ニューズウィーク日本版 / 2016年3月16日 16時20分

 予備選中盤の大きなヤマ場となった今週15日――とりわけ共和党ではフロリダ州(代議員数99)とオハイオ州(同66)の予備選が「天王山」と言われていた。何より、共和党だけのルールだが、この両州以降、多くの州で予備選のルールが「勝者総取り」に変わるからだ。

 もし両州でドナルド・トランプ候補が勝利して彼だけが「代議員数165」を確保して他はゼロということになれば、トランプの過半数獲得に向けて大きく弾みがつくことになる。そんな中で、フロリダでは地元選出のマルコ・ルビオ候補(上院議員)が1位を狙い、オハイオでは地元知事であるジョン・ケーシック候補が同じく1位を狙って、それぞれに「トランプの総取り」にストップをかけようとしていた。

 その結果は、明暗が分かれた。ルビオは、トランプ候補に20%近い差を付けられて敗北、トランプに代議員数99の「総取り」を許すと共に、選挙戦の軸となるべき地元での惨敗という結果を受けて、選挙戦からの撤退を表明することになった。

 一方オハイオでは、ケーシックが1位となって、代議員数66を「総取り」してトランプに「ブレーキ」をかけると同時に、「最後の保守本流候補」として以降の選挙戦に望みをつないだ。

 ルビオの敗因は、前にも述べたように「トランプの挑発に乗って品性のない中傷合戦に巻き込まれた」ことだが、そのような迷走全体が「頼りなさ」として受け止められたことが大きい。

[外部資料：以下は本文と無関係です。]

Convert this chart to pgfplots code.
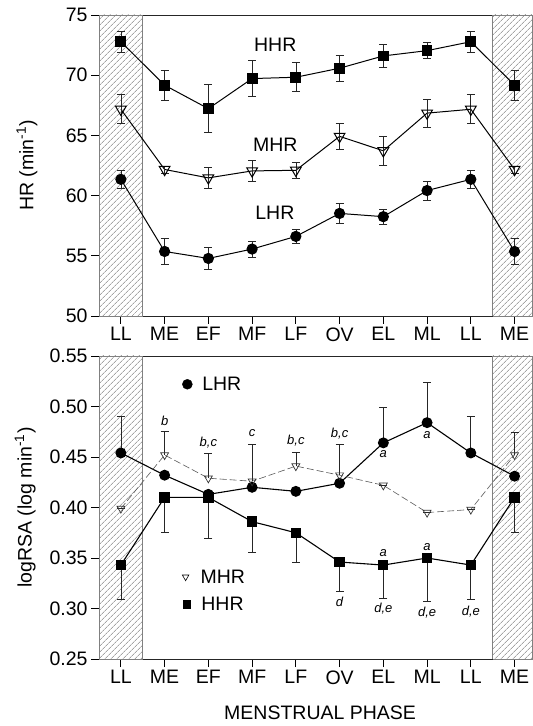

これに加えて、主張そのものが迷走したことも、根本的なミスだった。

【参考記事】トランプとの「お下劣舌戦」で撃沈したルビオ

 当初はジェブ・ブッシュ候補を推していた「共和党の保守本流」が、ジェブの低迷を見て急遽ルビオを「保守本流の希望」として期待を寄せた時期がある。ルビオ自身も、その時は、胸を張って「いかにも保守本流」らしい態度で演説をしていたのだが、ここへ来て地元での選挙が苦戦になると「自分はティーパーティー出身のチャレンジャー」という言い方に変わっていた。そんな態度の変節も、有権者に見放された原因だろう。

 反対にケーシックは、いくら「地元の人気知事」だとは言え、「トランプ旋風」の吹き荒れる中で、この時期に1位を獲得した意義は大きい。共和党の本流の中には、このままケーシックがペンシルベニア、ニューヨーク、カリフォルニアなどをおさえていけば、1位にはならなくても「トランプの過半数阻止」を実現する重要なコマになるという期待も出てきている。